The others tend to be just as good, whether it's Tom Sawyer's boxing glove on the end of a spring, which seems useless until you realise just how many times he can fire it during a turn, or John Henry's super-powered hammer attack, a guilty pleasure whenever it is unleashed, more than making up for a mortar that simply doesn't work in confined spaces. Clever references are one thing, but all of these characters change the way you can approach things. They have the potential to rework the game entirely each time you play.

All of this, of course, is wrapped up in art that you will either love or hate: spiky, chunky disco patriots striking poses across a four-colour world that's been liberally sprayed with inky-fingered half-tone. It seems like an odd departure given the quiet die-cast dignity of Advance Wars, but, seriously, who else could do justice to the story of American Gods dropped into the world of Cthulhu other than Jack Kirby?

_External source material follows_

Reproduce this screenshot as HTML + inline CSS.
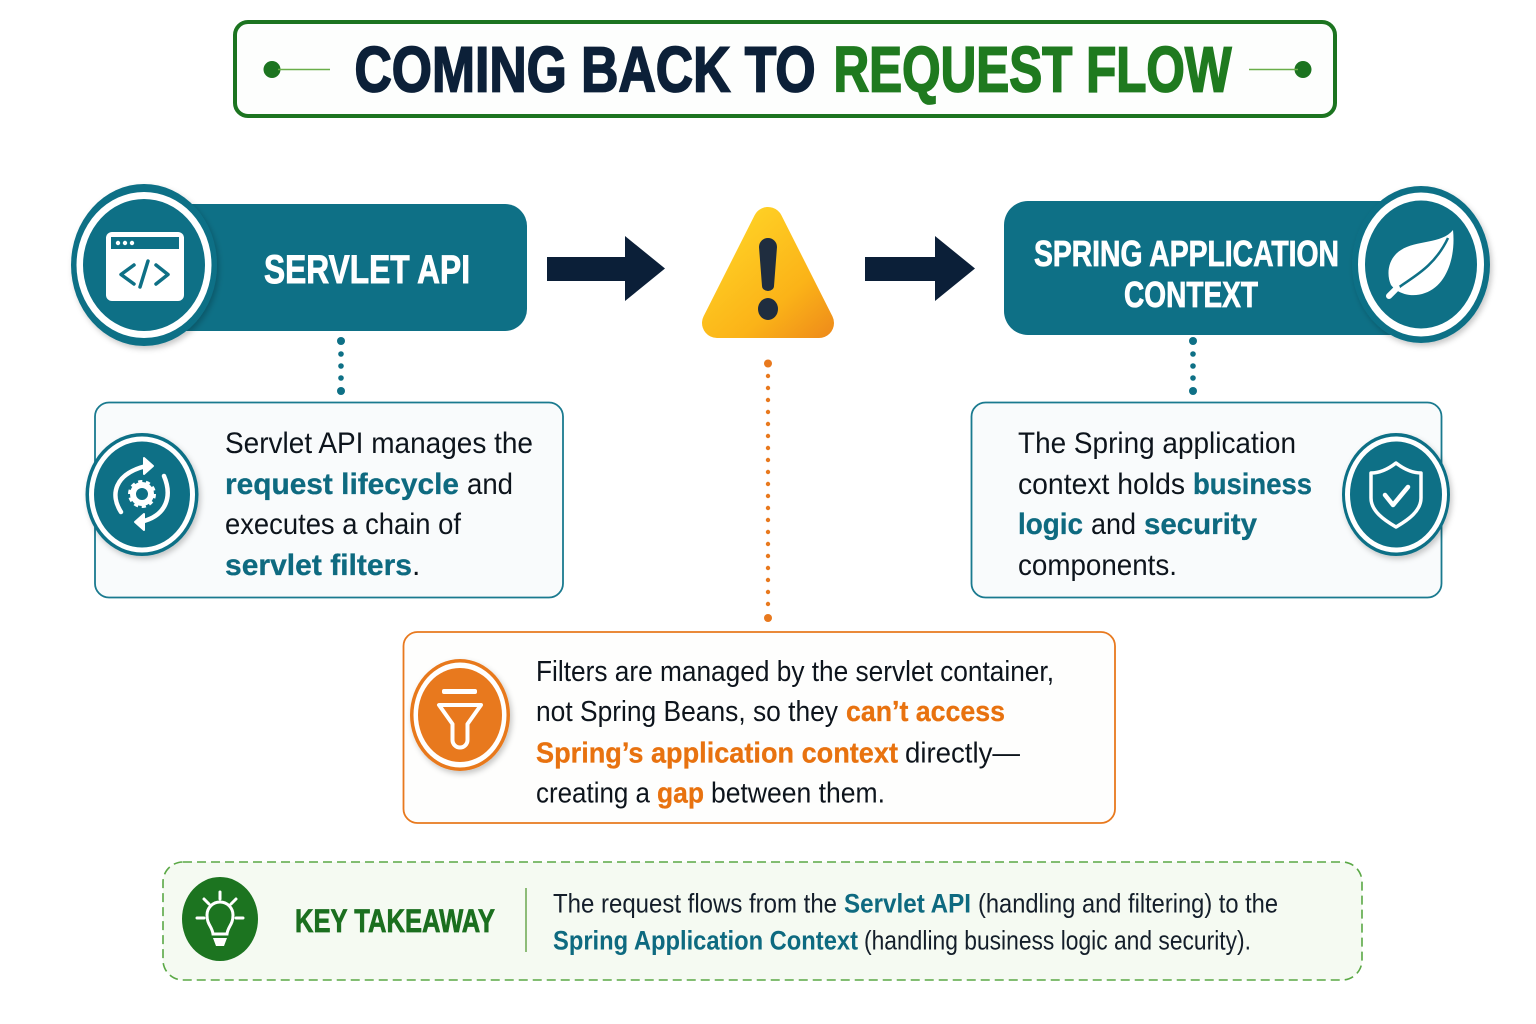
<!DOCTYPE html>
<html><head><meta charset="utf-8"><style>
html,body{margin:0;padding:0;background:#fff}
svg{display:block}
text{font-family:"Liberation Sans",sans-serif}
.b{font-size:30px;fill:#0d141c}
.bb{font-size:30px;font-weight:700;stroke-width:.3px}
.t{fill:#0e6a80;stroke:#0e6a80}
.o{fill:#e8720f;stroke:#e8720f}
.m{font-size:29px;fill:#0d141c}
.mb{font-size:29px;font-weight:700;stroke-width:.3px}
.k{font-size:27px;fill:#141e2a}
.kb{font-size:27px;font-weight:700;fill:#0e6a80}
</style></head><body>
<svg width="1536" height="1024" viewBox="0 0 1536 1024" xmlns="http://www.w3.org/2000/svg">
<defs>
<linearGradient id="w" gradientUnits="userSpaceOnUse" x1="730" y1="225" x2="830" y2="340"><stop offset="0" stop-color="#ffd125"/><stop offset=".6" stop-color="#fbb318"/><stop offset="1" stop-color="#ee8a1a"/></linearGradient>
<filter id="s" x="-20%" y="-20%" width="140%" height="140%"><feDropShadow dx="2" dy="3" stdDeviation="3" flood-color="#000" flood-opacity=".22"/></filter>
</defs>
<rect width="1536" height="1024" fill="#fff"/>

<!-- Title -->
<rect x="235" y="22" width="1100" height="94" rx="13" fill="#fdfefd" stroke="#1c7420" stroke-width="4"/>
<circle cx="272" cy="69.500" r="8.500" fill="#1c7420"/>
<line x1="278" y1="69.500" x2="330" y2="69.500" stroke="#6aae4a" stroke-width="1.500"/>
<circle cx="1303" cy="69.500" r="8.500" fill="#1c7420"/>
<line x1="1249" y1="69.500" x2="1298" y2="69.500" stroke="#6aae4a" stroke-width="1.500"/>
<text x="354.500" y="91.500" font-size="64" font-weight="700" fill="#0c2038" stroke="#0c2038" stroke-width="1.800" textLength="461" lengthAdjust="spacingAndGlyphs">COMING BACK TO</text>
<text x="833.500" y="91.500" font-size="64" font-weight="700" fill="#1f7a1f" stroke="#1f7a1f" stroke-width="1.800" textLength="398" lengthAdjust="spacingAndGlyphs">REQUEST FLOW</text>

<!-- Servlet pill -->
<rect x="140" y="204" width="387" height="127" rx="22" fill="#0e7086"/>
<ellipse cx="144" cy="265" rx="73" ry="81" fill="#0e7086" filter="url(#s)"/>
<ellipse cx="144" cy="265" rx="67.500" ry="73" fill="#fff"/>
<ellipse cx="144" cy="265" rx="61" ry="66" fill="#0e7086"/>
<rect x="106" y="232" width="78" height="69" rx="6" fill="#fff"/>
<rect x="111" y="237" width="68" height="12" fill="#0e7086"/>
<circle cx="118" cy="243" r="2.200" fill="#fff"/><circle cx="125" cy="243" r="2.200" fill="#fff"/><circle cx="132" cy="243" r="2.200" fill="#fff"/>
<path d="M134 265 L121 274.500 L134 284 M156 265 L168 274.500 L156 284 M148 261 L140 287" fill="none" stroke="#0e7086" stroke-width="3.500" stroke-linecap="round" stroke-linejoin="round"/>
<text x="264" y="283" font-size="40" font-weight="700" fill="#fff" stroke="#fff" stroke-width=".9" textLength="206" lengthAdjust="spacingAndGlyphs">SERVLET API</text>

<!-- Arrows -->
<path d="M547 257 H625 V236 L665 268.500 L625 301 V281 H547 Z" fill="#0b1f38"/>
<path d="M865 257 H935 V236 L975 268.500 L935 301 V281 H865 Z" fill="#0b1f38"/>

<!-- Warning -->
<path d="M768 222 L717 323 H819 Z" fill="url(#w)" stroke="url(#w)" stroke-width="30" stroke-linejoin="round"/>
<path d="M759 247 a9 9 0 0 1 18 0 L774 286 a6 5 0 0 1 -12 0 Z" fill="#1f2d3f"/>
<ellipse cx="768" cy="309" rx="10" ry="11" fill="#1f2d3f"/>

<!-- Spring pill -->
<rect x="1004" y="201" width="420" height="134" rx="24" fill="#0e7086"/>
<ellipse cx="1421" cy="264.500" rx="69" ry="78.500" fill="#0e7086" filter="url(#s)"/>
<ellipse cx="1421" cy="264.500" rx="63" ry="72" fill="#fff"/>
<ellipse cx="1421" cy="264.500" rx="56" ry="64" fill="#0e7086"/>
<path d="M1453 230 C1442 244 1416 240 1401 250 C1388 258 1386 274 1391 285 C1398 294 1412 298 1425 293 C1446 286 1456 258 1453 230 Z" fill="#fff"/>
<path d="M1392 293 C1405 280 1432 272 1448 238" fill="none" stroke="#0e7086" stroke-width="2.500"/>
<path d="M1389 296 L1397 288" stroke="#fff" stroke-width="6" stroke-linecap="round"/>
<text x="1034" y="266" font-size="36" font-weight="700" fill="#fff" stroke="#fff" stroke-width=".8" textLength="305" lengthAdjust="spacingAndGlyphs">SPRING APPLICATION</text>
<text x="1124" y="307" font-size="36" font-weight="700" fill="#fff" stroke="#fff" stroke-width=".8" textLength="134" lengthAdjust="spacingAndGlyphs">CONTEXT</text>

<!-- Teal dots -->
<g fill="#0e7086">
<circle cx="341" cy="341" r="4"/><circle cx="341" cy="354" r="2.800"/><circle cx="341" cy="366" r="2.800"/><circle cx="341" cy="378" r="2.800"/><circle cx="341" cy="391" r="4"/>
<circle cx="1193" cy="341" r="4"/><circle cx="1193" cy="354" r="2.800"/><circle cx="1193" cy="366" r="2.800"/><circle cx="1193" cy="378" r="2.800"/><circle cx="1193" cy="391" r="4"/>
</g>

<!-- Box 1 -->
<rect x="95" y="402.500" width="468" height="195" rx="14" fill="#f9fbfc" stroke="#1a7a8f" stroke-width="1.800"/>
<ellipse cx="142" cy="494.500" rx="56.500" ry="61.500" fill="#0e7086" filter="url(#s)"/>
<ellipse cx="142" cy="494.500" rx="53" ry="58" fill="#fff"/>
<ellipse cx="142" cy="494.500" rx="48" ry="53" fill="#0e7086"/>
<path d="M121 512 C110 495 114 474 146 466" fill="none" stroke="#fff" stroke-width="4.500" stroke-linecap="round"/>
<path d="M144 458 L153 466 L144 474 Z" fill="#fff" stroke="#fff" stroke-width="2" stroke-linejoin="round"/>
<path d="M164 476 C172 495 168 516 140 522" fill="none" stroke="#fff" stroke-width="4.500" stroke-linecap="round"/>
<path d="M144 514 L135 522 L144 530 Z" fill="#fff" stroke="#fff" stroke-width="2" stroke-linejoin="round"/>
<circle cx="142" cy="494" r="9" fill="none" stroke="#fff" stroke-width="6"/>
<circle cx="142" cy="494" r="12" fill="none" stroke="#fff" stroke-width="4" stroke-dasharray="4 3.500"/>

<text class="b" x="225" y="453" textLength="308" lengthAdjust="spacingAndGlyphs">Servlet API manages the</text>
<text class="bb t" x="225" y="494" textLength="234" lengthAdjust="spacingAndGlyphs">request lifecycle</text>
<text class="b" x="467" y="494" textLength="46" lengthAdjust="spacingAndGlyphs">and</text>
<text class="b" x="225" y="534" textLength="236" lengthAdjust="spacingAndGlyphs">executes a chain of</text>
<text class="bb t" x="225" y="575" textLength="187" lengthAdjust="spacingAndGlyphs">servlet filters</text>
<text class="b" x="412" y="575">.</text>

<!-- Box 2 -->
<rect x="971.500" y="402.500" width="470" height="195" rx="14" fill="#f9fbfc" stroke="#1a7a8f" stroke-width="1.800"/>
<ellipse cx="1396" cy="494.500" rx="54" ry="61.500" fill="#0e7086" filter="url(#s)"/>
<ellipse cx="1396" cy="494.500" rx="51" ry="58" fill="#fff"/>
<ellipse cx="1396" cy="494.500" rx="46" ry="53" fill="#0e7086"/>
<path d="M1396 463 C1387 470 1379 473 1371 473 V498 C1371 511 1384 520 1396 527 C1408 520 1421 511 1421 498 V473 C1413 473 1405 470 1396 463 Z" fill="none" stroke="#fff" stroke-width="3.500" stroke-linejoin="round"/>
<path d="M1385 495 L1393 505 L1408 487" fill="none" stroke="#fff" stroke-width="4.500" stroke-linecap="round" stroke-linejoin="round"/>

<text class="b" x="1018" y="453" textLength="278" lengthAdjust="spacingAndGlyphs">The Spring application</text>
<text class="b" x="1018" y="494" textLength="167" lengthAdjust="spacingAndGlyphs">context holds</text>
<text class="bb t" x="1193" y="494" textLength="119" lengthAdjust="spacingAndGlyphs">business</text>
<text class="bb t" x="1018" y="534" textLength="65" lengthAdjust="spacingAndGlyphs">logic</text>
<text class="b" x="1091" y="534" textLength="45" lengthAdjust="spacingAndGlyphs">and</text>
<text class="bb t" x="1144" y="534" textLength="113" lengthAdjust="spacingAndGlyphs">security</text>
<text class="b" x="1018" y="575" textLength="159" lengthAdjust="spacingAndGlyphs">components.</text>

<!-- Orange dots -->
<g fill="#e8791e">
<circle cx="768" cy="363.500" r="4"/><circle cx="768" cy="618" r="4"/>
<circle cx="768" cy="376" r="2.200"/><circle cx="768" cy="388" r="2.200"/><circle cx="768" cy="400" r="2.200"/><circle cx="768" cy="412" r="2.200"/><circle cx="768" cy="424" r="2.200"/><circle cx="768" cy="436" r="2.200"/><circle cx="768" cy="448" r="2.200"/><circle cx="768" cy="460" r="2.200"/><circle cx="768" cy="472" r="2.200"/><circle cx="768" cy="484" r="2.200"/><circle cx="768" cy="496" r="2.200"/><circle cx="768" cy="508" r="2.200"/><circle cx="768" cy="520" r="2.200"/><circle cx="768" cy="532" r="2.200"/><circle cx="768" cy="544" r="2.200"/><circle cx="768" cy="556" r="2.200"/><circle cx="768" cy="568" r="2.200"/><circle cx="768" cy="580" r="2.200"/><circle cx="768" cy="592" r="2.200"/><circle cx="768" cy="604" r="2.200"/>
</g>

<!-- Middle box -->
<rect x="403.500" y="632" width="711.500" height="191" rx="14" fill="#fefefd" stroke="#e8791e" stroke-width="1.800"/>
<ellipse cx="460" cy="715" rx="50" ry="56" fill="#e8791e" filter="url(#s)"/>
<ellipse cx="460" cy="715" rx="46.500" ry="52.500" fill="#fff"/>
<ellipse cx="460" cy="715" rx="42" ry="47" fill="#e8791e"/>
<rect x="442" y="689" width="35" height="5" rx="2" fill="#fff"/>
<path d="M439 705 H481 L467.500 724 V740 a7.500 7.500 0 0 1 -15 0 V724 Z" fill="none" stroke="#fff" stroke-width="4" stroke-linejoin="round"/>

<text class="m" x="536" y="681" textLength="518" lengthAdjust="spacingAndGlyphs">Filters are managed by the servlet container,</text>
<text class="m" x="536" y="721" textLength="302" lengthAdjust="spacingAndGlyphs">not Spring Beans, so they</text>
<text class="mb o" x="846" y="721" textLength="159" lengthAdjust="spacingAndGlyphs">can’t access</text>
<text class="mb o" x="536" y="762.500" textLength="362" lengthAdjust="spacingAndGlyphs">Spring’s application context</text>
<text class="m" x="905" y="762.500" textLength="115" lengthAdjust="spacingAndGlyphs">directly—</text>
<text class="m" x="536" y="802.500" textLength="114" lengthAdjust="spacingAndGlyphs">creating a</text>
<text class="mb o" x="657" y="802.500" textLength="47" lengthAdjust="spacingAndGlyphs">gap</text>
<text class="m" x="711" y="802.500" textLength="174" lengthAdjust="spacingAndGlyphs">between them.</text>

<!-- Key takeaway -->
<rect x="163" y="862" width="1199" height="118" rx="20" fill="#f5faf2" stroke="#5aa845" stroke-width="1.600" stroke-dasharray="9 5"/>
<ellipse cx="220" cy="919" rx="38" ry="42" fill="#1c7420"/>
<path d="M213 934 C212 926 207 925 207 915 A13 13 0 1 1 233 915 C233 925 228 926 227 934 Z" fill="none" stroke="#fff" stroke-width="3"/>
<path d="M213 938 H227 L224 946 H216 Z" fill="#fff"/>
<path d="M220 892 V899 M204 899 L209 904 M236 899 L231 904 M197 918 H204 M236 918 H243" stroke="#fff" stroke-width="3" stroke-linecap="round"/>
<text x="295" y="932" font-size="32" font-weight="700" fill="#1b6f1f" stroke="#1b6f1f" stroke-width=".7" textLength="200" lengthAdjust="spacingAndGlyphs">KEY TAKEAWAY</text>
<line x1="526" y1="888" x2="526" y2="952" stroke="#6aa84f" stroke-width="1.500"/>
<text class="k" x="553" y="912.500" textLength="284" lengthAdjust="spacingAndGlyphs">The request flows from the</text>
<text class="kb" x="844" y="912.500" textLength="127" lengthAdjust="spacingAndGlyphs">Servlet API</text>
<text class="k" x="978" y="912.500" textLength="300" lengthAdjust="spacingAndGlyphs">(handling and filtering) to the</text>
<text class="kb" x="553" y="949.500" textLength="305" lengthAdjust="spacingAndGlyphs">Spring Application Context</text>
<text class="k" x="864" y="949.500" textLength="387" lengthAdjust="spacingAndGlyphs">(handling business logic and security).</text>
</svg>
</body></html>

Perhaps the divisive art gets to the crux of the whole game, in fact. Schooled on the polite precision of Advance Wars and Fire Emblem, it's easy to be slightly offended by the realisation that Code Name: STEAM isn't yet another microsurgical piece of strategy design with not a single tiny piece out of place. For my money, that's actually what's great about it. This is a rare chance to see a perfectionist developer working well beyond its comfort zone. It's scrappy and risky and obdurate and wild - and occasionally even ugly and muddle-headed. But when it soars? It soars like an eagle.